In past years, the industry has produced leaner products in response to consumer interest in lower-fat food choices. Today, consumers and health professionals also are recognizing the nutrient contributions beef makes to diet quality, he said.

“All of our marketing efforts target today's mom. As the primary shopper and keeper of the family meal, she is the critical link in helping build beef demand,” Schroeder explained. “With the introduction of the nutrition and convenience strategy, our marketing efforts will work in tandem to deliver convenient beef products she can feel good about eating and serving to her family.”

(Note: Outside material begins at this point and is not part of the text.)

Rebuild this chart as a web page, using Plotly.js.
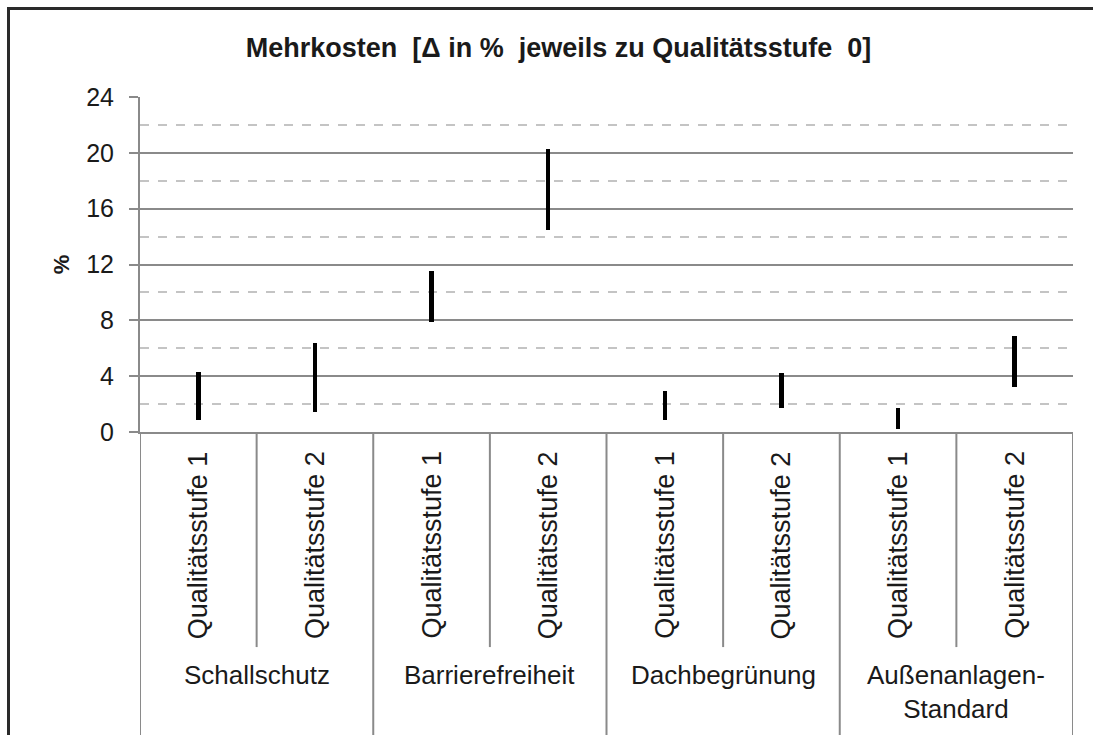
<!DOCTYPE html>
<html>
<head>
<meta charset="utf-8">
<script src="https://cdn.plot.ly/plotly-3.0.1.min.js"></script>
<style>
  html, body { margin: 0; padding: 0; background: #fff; }
  #chart { width: 1093px; height: 735px; position: relative; }
  #frame { position: absolute; left: 7px; top: 7px; width: 1200px; height: 900px;
           border-left: 3px solid #2a2a2a; border-top: 3px solid #2a2a2a; pointer-events: none; }
</style>
</head>
<body>
<div id="chart"></div>
<div id="frame"></div>
<script>
// ---- data ----
const groups = ["Schallschutz", "Schallschutz", "Barrierefreiheit", "Barrierefreiheit",
                "Dachbegrünung", "Dachbegrünung", "Außenanlagen-<br>Standard", "Außenanlagen-<br>Standard"];
const levels = ["Qualitätsstufe 1", "Qualitätsstufe 2", "Qualitätsstufe 1", "Qualitätsstufe 2",
                "Qualitätsstufe 1", "Qualitätsstufe 2", "Qualitätsstufe 1", "Qualitätsstufe 2"];
const lowValues  = [0.85, 1.4, 7.9, 14.5, 0.85, 1.7, 0.25, 3.2];
const highValues = [4.3, 6.4, 11.5, 20.3, 2.95, 4.2, 1.75, 6.85];
const yTicks = [0, 4, 8, 12, 16, 20, 24];
const chartTitle = "Mehrkosten  [Δ in %  jeweils zu Qualitätsstufe  0]";
const yTitle = "%";

// ---- derived ----
const xIdx = levels.map((_, i) => i);
const spans = highValues.map((h, i) => h - lowValues[i]);

const FONT = "Liberation Sans, Arial, sans-serif";
const GRID = "#8a8a8a";

const trace = {
  type: "bar",
  x: xIdx,
  y: spans,
  base: lowValues,
  width: 0.038,
  marker: { color: "#000000", line: { width: 0 } },
  hoverinfo: "skip",
  showlegend: false
};

// group boundaries & labels
const shapes = [];
const annotations = [];
const groupStarts = [];
groups.forEach((g, i) => { if (i === 0 || groups[i - 1] !== g) groupStarts.push(i); });
// group dividers (long)
groupStarts.concat([groups.length]).forEach(s => {
  shapes.push({ type: "line", xref: "x", yref: "paper", x0: s - 0.5, x1: s - 0.5,
                y0: 0, y1: -1.0, line: { color: GRID, width: 2 } });
});
// sub dividers (short) inside groups
xIdx.forEach(i => {
  if (i > 0 && groups[i - 1] === groups[i]) {
    shapes.push({ type: "line", xref: "x", yref: "paper", x0: i - 0.5, x1: i - 0.5,
                  y0: 0, y1: -0.642, line: { color: GRID, width: 2 } });
  }
});
// sub labels
xIdx.forEach(i => {
  annotations.push({ text: levels[i], x: i, xref: "x", y: 0, yref: "paper",
    yanchor: "top", xanchor: "center", yshift: -17, textangle: -90, showarrow: false,
    font: { family: FONT, size: 27, color: "#1a1a1a" } });
});
// group labels
groupStarts.forEach((s, k) => {
  const e = (k + 1 < groupStarts.length ? groupStarts[k + 1] : groups.length) - 1;
  annotations.push({ text: groups[s], x: (s + e) / 2, xref: "x", y: 0, yref: "paper",
    yanchor: "top", xanchor: "center", yshift: -226, showarrow: false,
    font: { family: FONT, size: 26, color: "#1a1a1a" } });
});

const layout = {
  width: 1093, height: 735,
  margin: { l: 140, r: 20, t: 97, b: 303, pad: 0 },
  paper_bgcolor: "#ffffff", plot_bgcolor: "#ffffff",
  font: { family: FONT, color: "#1a1a1a" },
  title: { text: chartTitle, font: { family: FONT, size: 27, color: "#1a1a1a", weight: "bold" },
           xref: "container", x: 0.511, xanchor: "center", yref: "container", y: 1 - 48 / 735, yanchor: "middle" },
  xaxis: { type: "linear", range: [-0.5, 7.5], showticklabels: false, ticks: "", showgrid: false,
           zeroline: false, showline: true, linecolor: GRID, linewidth: 2, fixedrange: true },
  yaxis: { range: [0, 24], tickvals: yTicks, ticktext: yTicks.map(String), ticks: "outside", ticklen: 9,
           tickwidth: 2, tickcolor: GRID, showline: true, linecolor: GRID, linewidth: 2,
           showgrid: true, gridcolor: GRID, gridwidth: 2, zeroline: false,
           tickfont: { family: FONT, size: 25, color: "#1a1a1a" }, ticklabelstandoff: 10,
           minor: { tick0: 0, dtick: 2, showgrid: true, gridcolor: "#c4c4c4", gridwidth: 2, griddash: "dash", ticks: "" },
           title: { text: yTitle, font: { family: FONT, size: 22, color: "#1a1a1a", weight: "bold" }, standoff: 10 } },
  shapes: shapes,
  annotations: annotations,
  bargap: 0
};

Plotly.newPlot("chart", [trace], layout, { displayModeBar: false, staticPlot: true });
</script>
</body>
</html>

Beef industry marketing efforts are funded by beef producers through their $1-per-head checkoff program and are managed for the Cattlemen's Beef Board and state beef councils by the National Cattlemen's Beef Association. The national beef checkoff is administered by the Cattlemen's Beef Promotion and Research Board. This 111-member board is appointed by the Secretary of Agriculture to oversee the collection of the $1-per-head checkoff, certify state beef councils, implement the provisions of the Federal Order establishing the checkoff and evaluate the effectiveness of checkoff programs.

The National Cattlemen's Beef Association is the trade association of America's cattle farmers and ranchers, and the marketing organization for the largest segment of the nation's food and fiber industry. NCBA is producer- directed but consumer focused, with offices in Denver, Chicago and Washington, D.C.